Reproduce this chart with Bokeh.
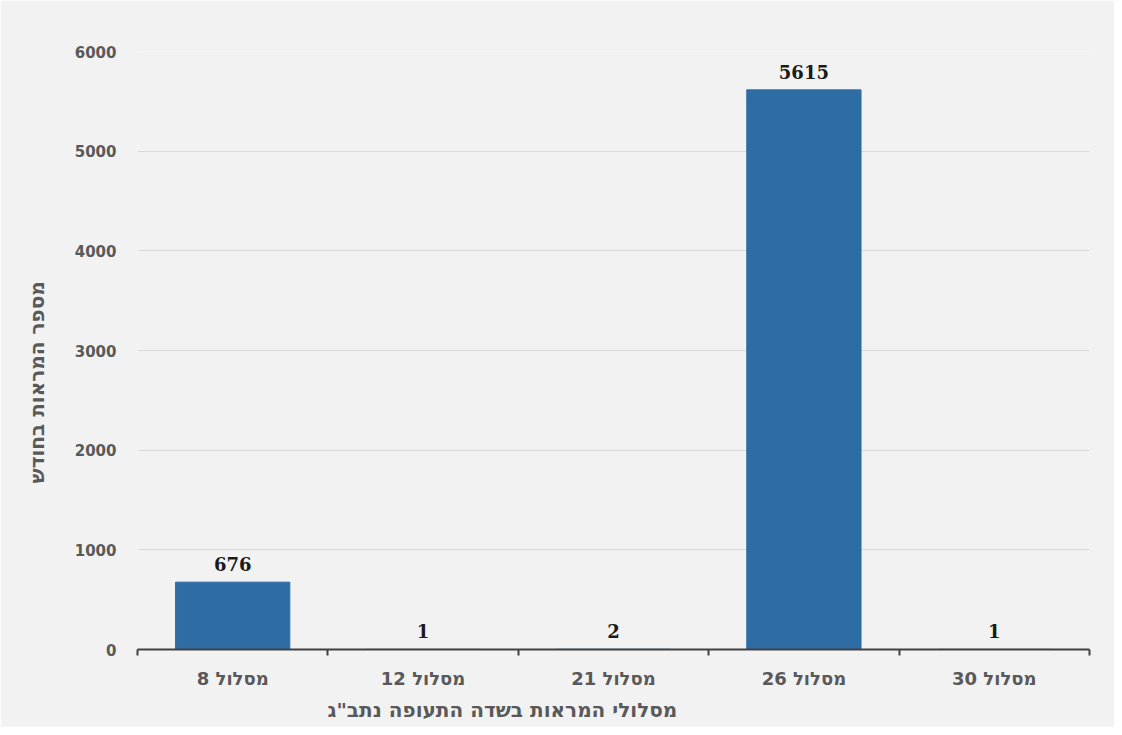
import math
from bokeh.plotting import figure
from bokeh.models import ColumnDataSource, LabelSet, Title, FixedTicker, Range1d
from bokeh.core.properties import value
from bokeh.embed import file_html
from bokeh.resources import INLINE

categories = ["מסלול 8", "מסלול 12", "מסלול 21", "מסלול 26", "מסלול 30"]
counts = [676, 1, 2, 5615, 1]
y_ticks = [0, 1000, 2000, 3000, 4000, 5000, 6000]
x_title = 'מסלולי המראות בשדה התעופה נתב"ג'
y_title = "מספר המראות בחודש"

centers = [i + 0.5 for i in range(len(categories))]
bounds = list(range(len(categories) + 1))

src = ColumnDataSource(dict(x=centers, top=counts, lab=[str(c) for c in counts]))

W, H = 1114, 727
p = figure(width=W, height=H, output_backend="svg", toolbar_location=None,
           x_range=Range1d(0, len(categories)), y_range=Range1d(0, 6000),
           min_border_left=137, min_border_right=25, min_border_top=51, min_border_bottom=78)

p.background_fill_color = "#f2f2f2"
p.border_fill_color = "#f2f2f2"
p.outline_line_color = None

p.vbar(x="x", top="top", width=0.6, bottom=0, source=src,
       fill_color="#2e6ca4", line_color="#2e6ca4")

labels = LabelSet(x="x", y="top", text="lab", source=src, y_offset=11,
                  text_align="center", text_baseline="alphabetic",
                  text_font=value("DejaVu Serif"), text_font_style="bold",
                  text_font_size="18px", text_color="#1a1a1a")
p.add_layout(labels)

# x axis
p.xaxis.ticker = FixedTicker(ticks=centers, minor_ticks=bounds)
p.xaxis.major_label_overrides = {c: lab for c, lab in zip(centers, categories)}
p.xaxis.major_tick_out = 0
p.xaxis.major_tick_in = 0
p.xaxis.minor_tick_out = 6
p.xaxis.minor_tick_in = 0
p.xaxis.minor_tick_line_color = "#404040"
p.xaxis.minor_tick_line_width = 2
p.xaxis.axis_line_color = "#404040"
p.xaxis.axis_line_width = 2
p.xaxis.major_label_standoff = 12
p.xaxis.major_label_text_font = "DejaVu Sans"
p.xaxis.major_label_text_font_style = "bold"
p.xaxis.major_label_text_font_size = "18px"
p.xaxis.major_label_text_color = "#595959"

# y axis
p.yaxis.ticker = FixedTicker(ticks=y_ticks, minor_ticks=[])
p.yaxis.axis_line_color = None
p.yaxis.major_tick_line_color = None
p.yaxis.minor_tick_line_color = None
p.yaxis.major_label_standoff = 15
p.yaxis.major_label_text_font = "DejaVu Sans"
p.yaxis.major_label_text_font_style = "bold"
p.yaxis.major_label_text_font_size = "15px"
p.yaxis.major_label_text_color = "#595959"

p.xgrid.grid_line_color = None
p.ygrid.grid_line_color = "#d9d9d9"
p.ygrid.grid_line_width = 1

p.add_layout(Title(text=x_title, align="left", offset=190, standoff=9,
                   text_font="DejaVu Sans", text_font_style="bold",
                   text_font_size="20px", text_color="#595959"), "below")
p.add_layout(Title(text=y_title, align="left", offset=166, standoff=45,
                   text_font="DejaVu Sans", text_font_style="bold",
                   text_font_size="20px", text_color="#595959"), "left")

open("out.html", "w").write(file_html(p, INLINE))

· · ·

▶ To be done: Transcribe exactly, with no pictures, the lines running from the first line of the material through the line holding "p.add_layout(labels)".

▶ Complete response:
Reproduce this chart with Bokeh.
import math
from bokeh.plotting import figure
from bokeh.models import ColumnDataSource, LabelSet, Title, FixedTicker, Range1d
from bokeh.core.properties import value
from bokeh.embed import file_html
from bokeh.resources import INLINE

categories = ["מסלול 8", "מסלול 12", "מסלול 21", "מסלול 26", "מסלול 30"]
counts = [676, 1, 2, 5615, 1]
y_ticks = [0, 1000, 2000, 3000, 4000, 5000, 6000]
x_title = 'מסלולי המראות בשדה התעופה נתב"ג'
y_title = "מספר המראות בחודש"

centers = [i + 0.5 for i in range(len(categories))]
bounds = list(range(len(categories) + 1))

src = ColumnDataSource(dict(x=centers, top=counts, lab=[str(c) for c in counts]))

W, H = 1114, 727
p = figure(width=W, height=H, output_backend="svg", toolbar_location=None,
           x_range=Range1d(0, len(categories)), y_range=Range1d(0, 6000),
           min_border_left=137, min_border_right=25, min_border_top=51, min_border_bottom=78)

p.background_fill_color = "#f2f2f2"
p.border_fill_color = "#f2f2f2"
p.outline_line_color = None

p.vbar(x="x", top="top", width=0.6, bottom=0, source=src,
       fill_color="#2e6ca4", line_color="#2e6ca4")

labels = LabelSet(x="x", y="top", text="lab", source=src, y_offset=11,
                  text_align="center", text_baseline="alphabetic",
                  text_font=value("DejaVu Serif"), text_font_style="bold",
                  text_font_size="18px", text_color="#1a1a1a")
p.add_layout(labels)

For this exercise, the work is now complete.